Nathan DuBois
"The "condemnation" from Adam MUST continue for men to be considered guilty today! It was condemnation under the first Adam that condemned men, brought the law, made the need for a redeemer in the first place! To remove this condemnation from the world, as they do the devil and the souls of the dead in the lake of fire, they must declare that men are no longer condemned! Instead, Sam entirely eliminates the sin brought by Adam (leading to the "first death"), and creates a new sin leading to condemnation of the "second death" for those not in Christ. In other words, the problem brought into the world through Adam was NOT conquered by Christ, the wheel was simply reinvented. Not only is Romans 1-5 the undeniable proof that only those "in Christ" are saved, but it is also the biggest part of scripture used to show WHY we need a savior!!! Because under Adam all men are condemned!

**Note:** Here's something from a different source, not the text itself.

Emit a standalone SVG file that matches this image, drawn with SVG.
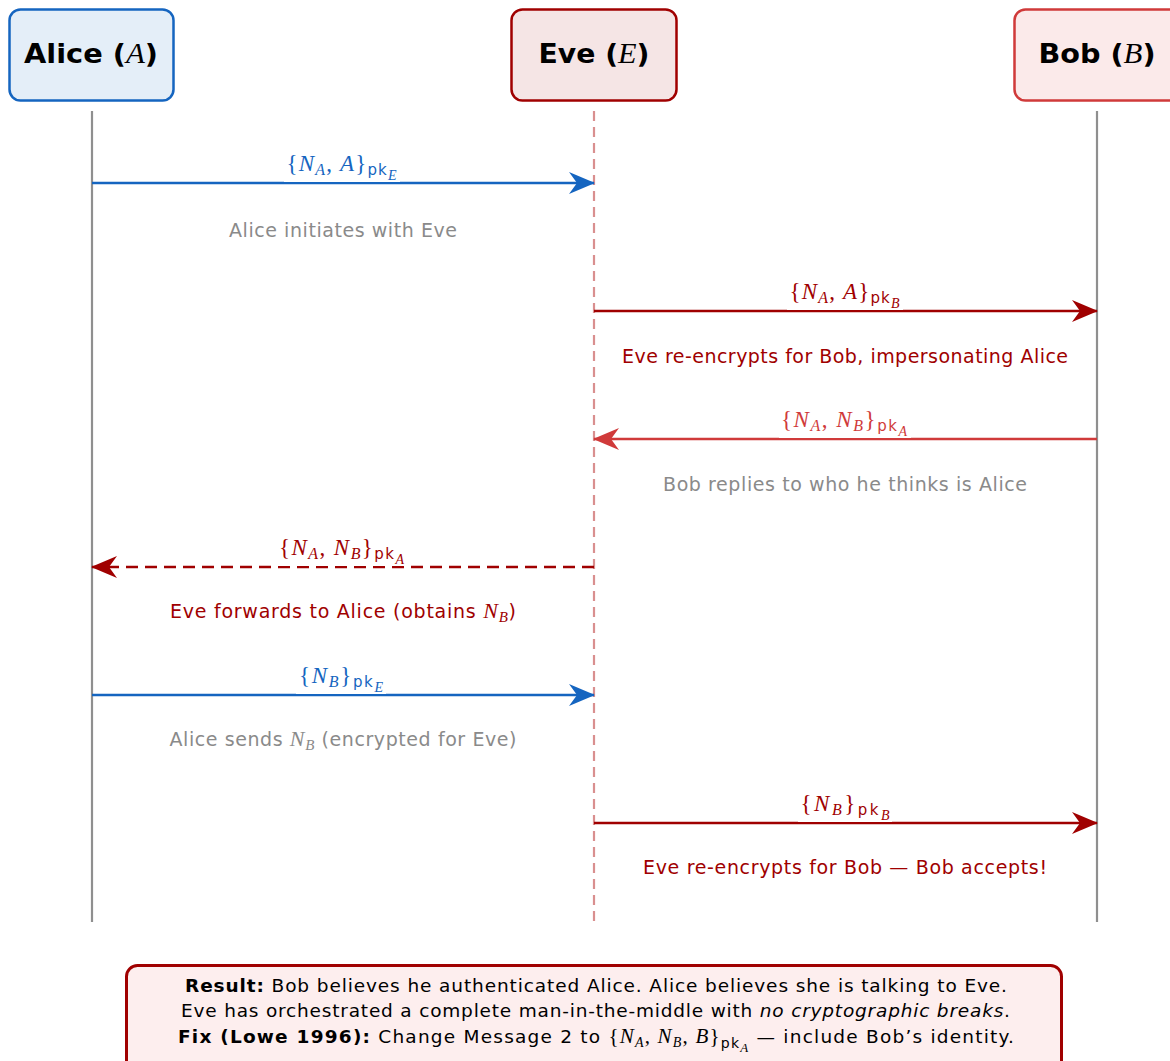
<svg xmlns="http://www.w3.org/2000/svg" width="1170" height="1061" viewBox="0 0 1170 1061">
  <style>
    .hdr { font-family: "DejaVu Sans", "Liberation Sans", sans-serif; font-weight: bold; font-size: 27px; fill: #000; text-anchor: middle; }
    .m { font-family: "Liberation Serif", "Times New Roman", serif; font-style: italic; font-weight: normal; }
    .rm { font-family: "Liberation Serif", "Times New Roman", serif; font-style: normal; font-weight: normal; }
    .sf { font-family: "DejaVu Sans", "Liberation Sans", sans-serif; font-style: normal; }
    .lbl { font-family: "Liberation Serif", "Times New Roman", serif; font-size: 23px; text-anchor: middle; }
    .note { font-family: "DejaVu Sans", "Liberation Sans", sans-serif; font-size: 19px; text-anchor: middle; }
    .gray { fill: #8a8a8a; }
    .dred { fill: #a00000; }
    .blue { fill: #1565c0; }
    .red { fill: #d03a3a; }
    .life { stroke: #8f8f8f; stroke-width: 2.2; fill: none; }
    .msg { stroke-width: 2.5; fill: none; }
    .bg { fill: #ffffff; }
    .box { font-family: "DejaVu Sans", "Liberation Sans", sans-serif; font-size: 18.5px; fill: #000; text-anchor: middle; }
  </style>
  <defs>
    <marker id="ah-blue" viewBox="0 0 26 22" refX="25" refY="11" markerWidth="26" markerHeight="22" markerUnits="userSpaceOnUse" orient="auto">
      <path d="M0,0 L26,11 L0,22 L8,11 Z" fill="#1565c0"/>
    </marker>
    <marker id="ah-dred" viewBox="0 0 26 22" refX="25" refY="11" markerWidth="26" markerHeight="22" markerUnits="userSpaceOnUse" orient="auto">
      <path d="M0,0 L26,11 L0,22 L8,11 Z" fill="#a00000"/>
    </marker>
    <marker id="ah-red" viewBox="0 0 26 22" refX="25" refY="11" markerWidth="26" markerHeight="22" markerUnits="userSpaceOnUse" orient="auto">
      <path d="M0,0 L26,11 L0,22 L8,11 Z" fill="#d03a3a"/>
    </marker>
  </defs>

  <rect width="1170" height="1061" fill="#ffffff"/>

  <!-- participants -->
  <g id="alice">
    <rect x="9.5" y="9.5" width="164" height="91" rx="11" fill="#e4eef8" stroke="#1565c0" stroke-width="2.5"/>
    <text class="hdr" x="91" y="63" textLength="134" lengthAdjust="spacingAndGlyphs">Alice (<tspan class="m" font-size="29">A</tspan>)</text>
    <line class="life" x1="92" y1="111" x2="92" y2="922"/>
  </g>
  <g id="eve">
    <rect x="511.5" y="9.5" width="165" height="91" rx="11" fill="#f5e5e5" stroke="#a00000" stroke-width="2.5"/>
    <text class="hdr" x="594" y="63" textLength="111" lengthAdjust="spacingAndGlyphs">Eve (<tspan class="m" font-size="29">E</tspan>)</text>
    <line x1="594" y1="111" x2="594" y2="922" stroke="#d98f8f" stroke-width="2.2" stroke-dasharray="10 6"/>
  </g>
  <g id="bob">
    <rect x="1014.5" y="9.5" width="166" height="91" rx="11" fill="#fbeaea" stroke="#d03a3a" stroke-width="2.5"/>
    <text class="hdr" x="1097" y="63" textLength="117" lengthAdjust="spacingAndGlyphs">Bob (<tspan class="m" font-size="29">B</tspan>)</text>
    <line class="life" x1="1097" y1="111" x2="1097" y2="922"/>
  </g>

  <!-- messages -->
  <g id="connectors">
    <!-- 1: Alice to Eve -->
    <line class="msg" x1="92" y1="183" x2="594" y2="183" stroke="#1565c0" marker-end="url(#ah-blue)"/>
    <rect class="bg" x="284" y="150" width="116" height="32"/>
    <text class="lbl blue" x="341.5" y="171" textLength="110"><tspan class="rm">{</tspan><tspan class="m">N</tspan><tspan class="m" font-size="16" dy="4">A</tspan><tspan class="rm" dy="-4">, </tspan><tspan class="m">A</tspan><tspan class="rm">}</tspan><tspan class="sf" font-size="15" dy="4">pk</tspan><tspan class="m" font-size="14" dy="5">E</tspan></text>
    <text class="note gray" x="343" y="237" textLength="228">Alice initiates with Eve</text>

    <!-- 2: Eve to Bob -->
    <line class="msg" x1="594" y1="311" x2="1097" y2="311" stroke="#a00000" marker-end="url(#ah-dred)"/>
    <rect class="bg" x="787" y="278" width="116" height="32"/>
    <text class="lbl dred" x="844.5" y="299" textLength="110"><tspan class="rm">{</tspan><tspan class="m">N</tspan><tspan class="m" font-size="16" dy="4">A</tspan><tspan class="rm" dy="-4">, </tspan><tspan class="m">A</tspan><tspan class="rm">}</tspan><tspan class="sf" font-size="15" dy="4">pk</tspan><tspan class="m" font-size="14" dy="5">B</tspan></text>
    <text class="note dred" x="845" y="363" textLength="446">Eve re-encrypts for Bob, impersonating Alice</text>

    <!-- 3: Bob to Eve -->
    <line class="msg" x1="1097" y1="439" x2="594" y2="439" stroke="#d03a3a" marker-end="url(#ah-red)"/>
    <rect class="bg" x="779" y="406" width="132" height="32"/>
    <text class="lbl red" x="844" y="427" textLength="126"><tspan class="rm">{</tspan><tspan class="m">N</tspan><tspan class="m" font-size="16" dy="4">A</tspan><tspan class="rm" dy="-4">, </tspan><tspan class="m">N</tspan><tspan class="m" font-size="16" dy="4">B</tspan><tspan class="rm" dy="-4">}</tspan><tspan class="sf" font-size="15" dy="4">pk</tspan><tspan class="m" font-size="14" dy="5">A</tspan></text>
    <text class="note gray" x="845" y="491" textLength="364">Bob replies to who he thinks is Alice</text>

    <!-- 4: Eve to Alice (forwarded) -->
    <line class="msg" x1="594" y1="567" x2="92" y2="567" stroke="#a00000" stroke-dasharray="12 7" marker-end="url(#ah-dred)"/>
    <rect class="bg" x="276" y="534" width="132" height="32"/>
    <text class="lbl dred" x="341.5" y="555" textLength="125"><tspan class="rm">{</tspan><tspan class="m">N</tspan><tspan class="m" font-size="16" dy="4">A</tspan><tspan class="rm" dy="-4">, </tspan><tspan class="m">N</tspan><tspan class="m" font-size="16" dy="4">B</tspan><tspan class="rm" dy="-4">}</tspan><tspan class="sf" font-size="15" dy="4">pk</tspan><tspan class="m" font-size="14" dy="5">A</tspan></text>
    <text class="note dred" x="343" y="618" textLength="346">Eve forwards to Alice (obtains <tspan class="m" font-size="22">N</tspan><tspan class="m" font-size="15" dy="4">B</tspan><tspan dy="-4">)</tspan></text>

    <!-- 5: Alice to Eve -->
    <line class="msg" x1="92" y1="695" x2="594" y2="695" stroke="#1565c0" marker-end="url(#ah-blue)"/>
    <rect class="bg" x="296" y="662" width="90" height="32"/>
    <text class="lbl blue" x="341" y="683" textLength="84"><tspan class="rm">{</tspan><tspan class="m">N</tspan><tspan class="m" font-size="16" dy="4">B</tspan><tspan class="rm" dy="-4">}</tspan><tspan class="sf" font-size="15" dy="4">pk</tspan><tspan class="m" font-size="14" dy="5">E</tspan></text>
    <text class="note gray" x="343" y="746" textLength="347">Alice sends <tspan class="m" font-size="22">N</tspan><tspan class="m" font-size="15" dy="4">B</tspan><tspan dy="-4"> (encrypted for Eve)</tspan></text>

    <!-- 6: Eve to Bob -->
    <line class="msg" x1="594" y1="823" x2="1097" y2="823" stroke="#a00000" marker-end="url(#ah-dred)"/>
    <rect class="bg" x="798" y="790" width="94" height="32"/>
    <text class="lbl dred" x="845" y="811" textLength="89"><tspan class="rm">{</tspan><tspan class="m">N</tspan><tspan class="m" font-size="16" dy="4">B</tspan><tspan class="rm" dy="-4">}</tspan><tspan class="sf" font-size="15" dy="4">pk</tspan><tspan class="m" font-size="14" dy="5">B</tspan></text>
    <text class="note dred" x="845" y="874" textLength="404">Eve re-encrypts for Bob — Bob accepts!</text>
  </g>

  <!-- summary -->
  <g id="summary">
    <rect x="126.5" y="965.5" width="935" height="110" rx="11" fill="#fdeeee" stroke="#a00000" stroke-width="3"/>
    <text class="box" x="596" y="992" textLength="822"><tspan font-weight="bold">Result:</tspan> Bob believes he authenticated Alice.  Alice believes she is talking to Eve.</text>
    <text class="box" x="595.5" y="1017" textLength="829">Eve has orchestrated a complete man-in-the-middle with <tspan font-style="italic">no cryptographic breaks</tspan>.</text>
    <text class="box" x="596" y="1043" textLength="836"><tspan font-weight="bold">Fix (Lowe 1996):</tspan> Change Message 2 to <tspan class="rm" font-size="21">{</tspan><tspan class="m" font-size="21">N</tspan><tspan class="m" font-size="14" dy="4">A</tspan><tspan class="rm" font-size="21" dy="-4">, </tspan><tspan class="m" font-size="21">N</tspan><tspan class="m" font-size="14" dy="4">B</tspan><tspan class="rm" font-size="21" dy="-4">, </tspan><tspan class="m" font-size="21">B</tspan><tspan class="rm" font-size="21">}</tspan><tspan font-size="14" dy="5">pk</tspan><tspan class="m" font-size="13" dy="4">A</tspan><tspan dy="-9"> — include Bob’s identity.</tspan></text>
  </g>
</svg>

Full Preterism has taken a new twist, the entire book to the Romans has become irrelevant in Sam's new law and new death scenario. I will deal with the idea of a "new law" or a "new death" later. The idea that the spiritual came after the natural occurrence is backward but I cannot address that here in this step. Even though both "new" things go against the fabric of Reformed thinking. But the point over all is even if a "new death' or "new law" were NOT created, we have different results from the same judgment.
The issue here is the consistency in the approach. The devil is gone and inactive, irrelevant and being tormented, and so is death. The same punishment for both MUST produce the same results. Do I really need to do a study on Romans to show that the death from Adam is still going on today? Do I need to state anymore that the only way for Full Preterism to answer the devil and death problem is to invent a "new law" that humans break after AD 70, and a "new death" to explain the lake of fire that Universalists get wrong? Reformed Full Preterism must either depart from the Reformed grounding, lead to a Universalist approach, or lead to an Idealist approach.

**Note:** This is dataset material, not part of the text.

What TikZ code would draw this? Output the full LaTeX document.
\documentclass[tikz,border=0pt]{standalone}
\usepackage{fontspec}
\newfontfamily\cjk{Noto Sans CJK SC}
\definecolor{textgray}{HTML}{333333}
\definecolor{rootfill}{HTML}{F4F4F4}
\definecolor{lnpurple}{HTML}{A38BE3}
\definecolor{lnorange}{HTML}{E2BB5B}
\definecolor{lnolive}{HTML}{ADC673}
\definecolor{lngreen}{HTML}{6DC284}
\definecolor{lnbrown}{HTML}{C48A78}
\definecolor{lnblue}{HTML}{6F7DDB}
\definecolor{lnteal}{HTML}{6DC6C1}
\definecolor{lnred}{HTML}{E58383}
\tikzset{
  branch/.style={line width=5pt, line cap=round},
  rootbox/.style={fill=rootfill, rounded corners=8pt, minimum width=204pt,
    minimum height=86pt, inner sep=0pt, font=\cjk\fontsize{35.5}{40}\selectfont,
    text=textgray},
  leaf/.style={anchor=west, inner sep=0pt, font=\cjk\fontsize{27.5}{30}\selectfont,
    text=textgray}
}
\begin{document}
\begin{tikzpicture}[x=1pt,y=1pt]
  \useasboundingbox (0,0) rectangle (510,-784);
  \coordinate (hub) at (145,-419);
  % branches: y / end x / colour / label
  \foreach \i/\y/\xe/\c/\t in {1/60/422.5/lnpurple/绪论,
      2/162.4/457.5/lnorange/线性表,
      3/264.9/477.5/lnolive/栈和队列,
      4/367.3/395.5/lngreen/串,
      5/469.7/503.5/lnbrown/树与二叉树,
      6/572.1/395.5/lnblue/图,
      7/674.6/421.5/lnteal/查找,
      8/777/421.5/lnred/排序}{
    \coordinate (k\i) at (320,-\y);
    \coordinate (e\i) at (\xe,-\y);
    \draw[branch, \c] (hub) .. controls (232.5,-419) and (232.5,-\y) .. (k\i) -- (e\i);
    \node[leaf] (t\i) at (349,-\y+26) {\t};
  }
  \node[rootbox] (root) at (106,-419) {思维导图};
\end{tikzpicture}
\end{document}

Where Full Preterism fails this truth is to put it in time. Christ is eternal, he did not become the way, the truth or the life because of any act performed in finite time. He is eternal. He was such when he declared He was. We was such from the beginning. The events that occurred become the fulfillment of something that was always true “in Christ.” In doing so, and making the eternal a matter of time, they run into the forced and unavoidable inconsistencies as shown above."